And thus another major administration mouthpiece, also known as the New York Times, on Dec. 6, in an op-ed, “In Iran We Trust?” by Valerie Lincy and Gary Milhollin: “Why, by the way, does Iran even want a nuclear energy program, when it is sitting on an enormous pool of oil that is now skyrocketing in value.”
This is a familiar canard; i.e., that Iran’s claim that its nuclear program is for electricity production is given the lie by its own large oil and natural gas reserves, so uranium enrichment must be for nuclear weapons development. Condoleezza Rice took that line over a year and a half ago (shades of those (in)famous aluminum tubes that she said could “only” be used in a nuclear application but turned out to be for conventional artillery). At about the same time Dick Cheney complained that since the Iranians are “already sitting on an awful lot of oil and gas. Nobody can figure why they need nuclear as well to generate energy.”

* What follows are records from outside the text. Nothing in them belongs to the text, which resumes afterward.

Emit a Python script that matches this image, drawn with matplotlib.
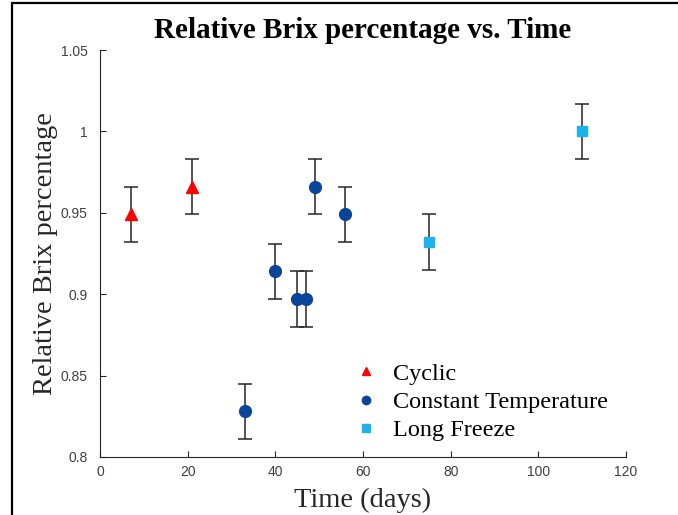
import matplotlib
matplotlib.use("Agg")
import matplotlib.pyplot as plt
from matplotlib.patches import Rectangle

# data
cyc_days = [7, 21]
cyc_brix = [0.949, 0.966]
const_days = [33, 40, 45, 47, 49, 56]
const_brix = [0.828, 0.914, 0.897, 0.897, 0.966, 0.949]
freeze_days = [75, 110]
freeze_brix = [0.932, 1.0]
err = 0.017

serif = ["Liberation Serif", "DejaVu Serif"]
sans = ["Liberation Sans", "DejaVu Sans"]

fig = plt.figure(figsize=(6.78, 5.15), dpi=100)
W, H = 678, 515
ax = fig.add_axes([100 / W, 1 - 457 / H, 526 / W, 407 / H])

eb = dict(yerr=err, ls="none", ecolor="#262626", elinewidth=1.1, capsize=5, capthick=1.1)
ax.errorbar(cyc_days, cyc_brix, marker="^", ms=9, color="#ff0000", mec="#ff0000", **eb)
ax.errorbar(const_days, const_brix, marker="o", ms=8.5, color="#0a4599", mec="#0a4599", **eb)
ax.errorbar(freeze_days, freeze_brix, marker="s", ms=7.5, color="#1eb2f0", mec="#1eb2f0", **eb)

# legend handles without error bars
h1, = ax.plot([], [], "^", ms=6, color="#ff0000", label="Cyclic")
h2, = ax.plot([], [], "o", ms=6, color="#0a4599", label="Constant Temperature")
h3, = ax.plot([], [], "s", ms=5.5, color="#1eb2f0", label="Long Freeze")
ax.legend(handles=[h1, h2, h3], loc="upper left", bbox_to_anchor=(0.465, 0.255),
          frameon=False, prop={"family": serif, "size": 17.5}, handlelength=1.0,
          handletextpad=0.6, labelspacing=0.25, borderaxespad=0)

ax.set_xlim(0, 120)
ax.set_ylim(0.8, 1.05)
ax.set_xticks(range(0, 121, 20))
ax.set_yticks([0.8, 0.85, 0.9, 0.95, 1.0, 1.05])
ax.set_yticklabels(["0.8", "0.85", "0.9", "0.95", "1", "1.05"])
ax.spines["top"].set_visible(False)
ax.spines["right"].set_visible(False)
for s in ["left", "bottom"]:
    ax.spines[s].set_color("#262626")
    ax.spines[s].set_linewidth(0.8)
ax.tick_params(direction="in", length=4, width=0.8, colors="#262626", labelsize=10)
ax.tick_params(axis="x", pad=6)
ax.tick_params(axis="y", pad=9)
for lab in ax.get_xticklabels() + ax.get_yticklabels():
    lab.set_family(sans)
    lab.set_color("#404040")

ax.set_xlabel("Time (days)", family=serif, fontsize=20.5, color="#262626", labelpad=6)
ax.set_ylabel("Relative Brix percentage", family=serif, fontsize=20.5, color="#262626", labelpad=2)
fig.text(363 / W, 1 - 30 / H, "Relative Brix percentage vs. Time", family=serif,
         fontsize=21, fontweight="bold", ha="center", va="center")

# outer frame of the pasted figure
fig.patches.append(Rectangle((12 / W, -0.05), 1.2, 1 - 3 / H + 0.05, transform=fig.transFigure,
                             fill=False, edgecolor="black", linewidth=1.6))

fig.savefig("out.png", dpi=100, facecolor="white")
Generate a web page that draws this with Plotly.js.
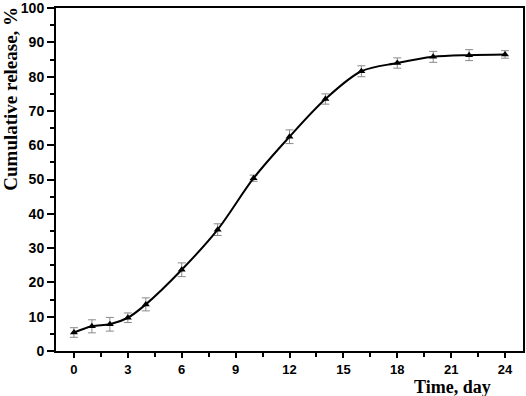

It all makes me think of Harry Truman’s complaint: “They must think we were born yesterday!” Rice and Cheney have selective memories—or take us for fools. Back in 1976—with Gerald Ford president, Dick Cheney his chief of staff, Donald Rumsfeld secretary of defense—the Ford administration bought the Shah’s argument that Iran needed a nuclear program to meet its future energy requirements. That argument, of course, is even more valid today, with the price that can be obtained for oil and the specter of Peak Oil.
Cheney and Rumsfeld persuaded a hesitant President Ford to offer Iran a deal that would have meant at least $6.4 billion for U.S. corporations like Westinghouse and General Electric, had not the Shah been unceremoniously dumped three years later. The offer included a reprocessing facility for a complete nuclear fuels cycle—essentially the same capability that the U.S. and Israel now insist Iran cannot be allowed to acquire.
A pity that our domesticated media seem unable to catch the disingenuousness.